Ilya: So in general, would you say that people help each other?
S.A.: Well, how shall I put it? I, for example, help. How do I do this? Say I see that Slava is hungry, I want to feed him, the poor drunkard. He's like, you know, like a lost child. But I see that he's starting, you know, I save bread for the pigeons, I think it's a sin to throw out bread so I put it all in a little box, I tell everyone, don't throw away your bread, I'll moisten it for the pigeons. You understand? So I look and there he is, poking through. God! Right away I give him some soup, I make him a sandwich. And I think that he, he's very modest really, he's not a thief, nothing like that. It's only when he gets drunk then he starts yelling that he's also a human being, but somebody here poured...

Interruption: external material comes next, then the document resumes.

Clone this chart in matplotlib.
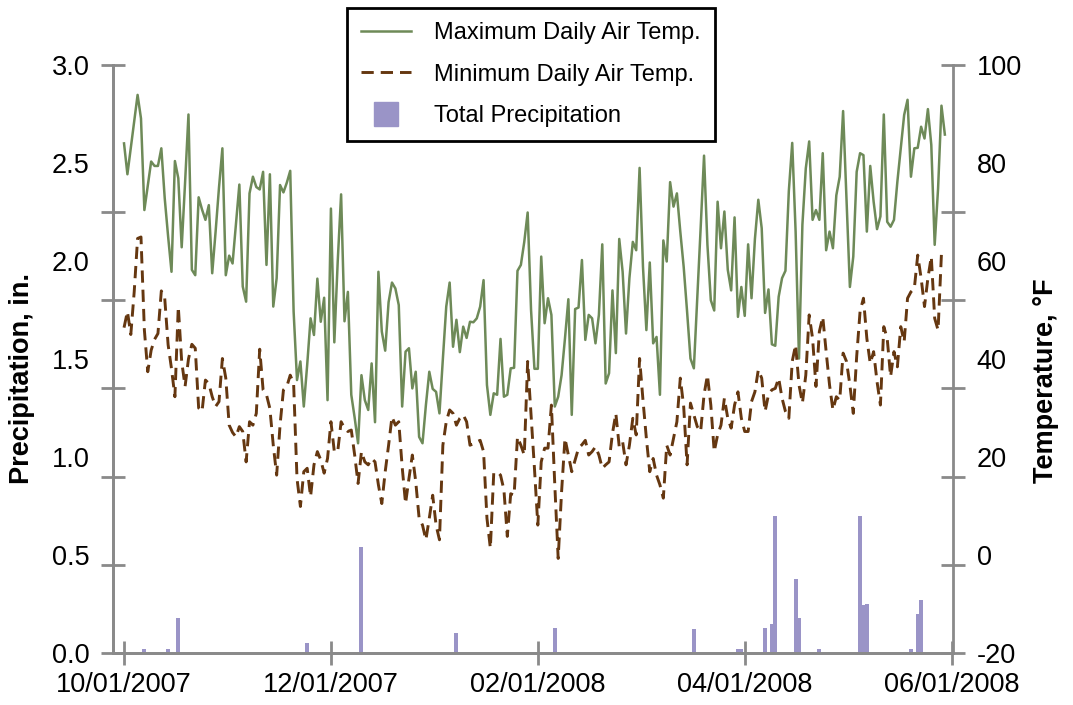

Ilya: So he starts yelling, right?
S.A.: Oh, it's awful, he screams. Sometimes at night he starts talking with someone on the phone, he gets confused, he doesn't know it's night., he's always in trouble. And the police are always being called, and they always bring him back. So that's...
Ilya: Have they called in the police often?
S.A.: So many times, so many times... Because he brought home some short man. They even think he's gay, this Slava. I don't know, but he's already forty and he can't get married. He says, I was in love once, and it's over. A general's daughter!... I feel so sorry for him, he's so unlucky. The way everybody, you know, all little people who like to think of themselves as Napoleons. I say, Slavka, when you get drunk, you're like Napoleon. Or Mickey Mouse. With one eyebrow higher than the other, it goes up like this, and he himself is so silly, so pathetic, you know. He starts jabbering about his rights, that he's also a human being. Slava, go away! I tell him, look, Slavochka, please, go home when you get drunk. Or you'll end up back in the jug. "Why is everyone always disrespecting me, blankety blank?" So he doesn't listen, and we have some people, they take action, like this Nadya, she sees it, she calls, they come, they take him away, the poor little piglet. And in the morning he's back. So good-natured, not angry, you understand, not about to take revenge or anything like that.